Brookfield Board of Education has awarded more contracts for the athletic stadium renovation project and established the mechanism to pay for it.

The board is abandoning its traditional football stadium, Nicholas Field on Addison Road, and renovating the soccer field and track at the school so football games can be played there. 

The board on May 15 hired Giglio Inc. of Brookfield to prepare the ground where concrete will be poured for bleachers for $9,410, and to install football goal posts for $7,450. The company previously had been hired for excavation work.

The board on May 24 awarded a contract to S & R Concrete of Masury to pour the concrete for the bleacher pads. The company’s bid, $59,400, was the lowest of two.

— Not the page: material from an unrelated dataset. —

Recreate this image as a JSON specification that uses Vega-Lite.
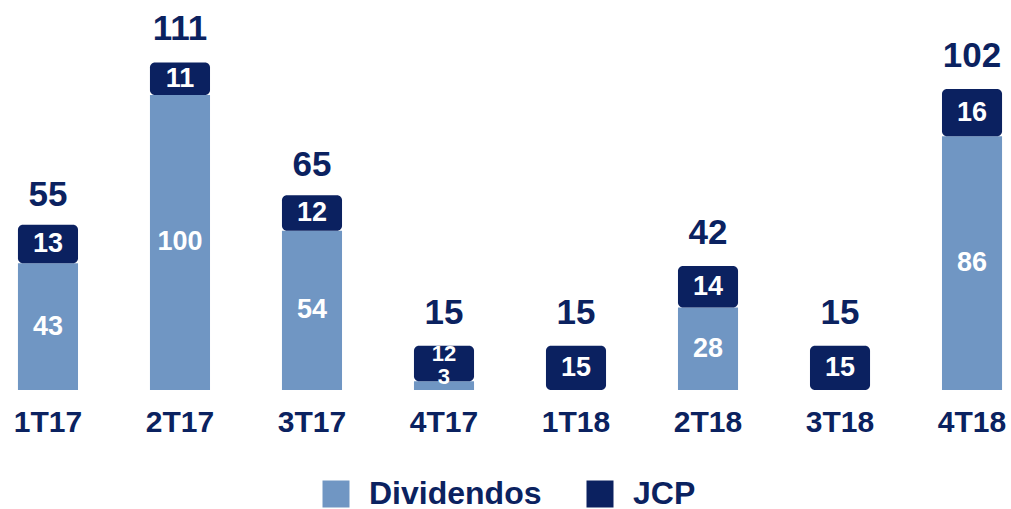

On June 12, the board hired Baker Bednar Snyder and Associates Inc., Warren, to certify the plans for the press box for $18,500, and Kirila Contractors of Brookfield to run a plumbing line from the school to the athletic complex, at a cost to be determined, but less than $10,000.

The board also has approved a lease-purchase agreement – one of the few borrowing options available to a school district – with Farmers National Bank, said district Treasurer Jordan Weber. The arrangement will work essentially as a line of credit and the school board agreed to borrow $815,000 and pay it back over 10 years at 5.3-percent interest, about $105,000 a year.

Contractors will be paid by the bank.

The amount due from the project that is above $815,000 will come from what money is left in the middle school remediation project fund and/or the general fund, Weber said.

The board had awarded $880,420 in contracts, which does not include the money that will be paid to Team 8e architecture LLC, Canfield. Team 8e will be paid 6 percent of the project.

On June 28, Supt. Toby Gibson said the light poles had been moved from Addison Field and erected in their new homes and they were to be hooked up to electricity soon. Bleacher construction is to begin July 8. The band boosters, some present and former band members and district staff put up the bleachers for the band in the north end zone on June 28.

Gibson knocked on his noggin as a substitute for wood when asked if the work was proceeding on time for the field to be ready for football this year.

Weber said officials have started getting prices on what it will take to create baseball and softball fields at the school campus. Currently, those teams play at Brookfield Township Community Park.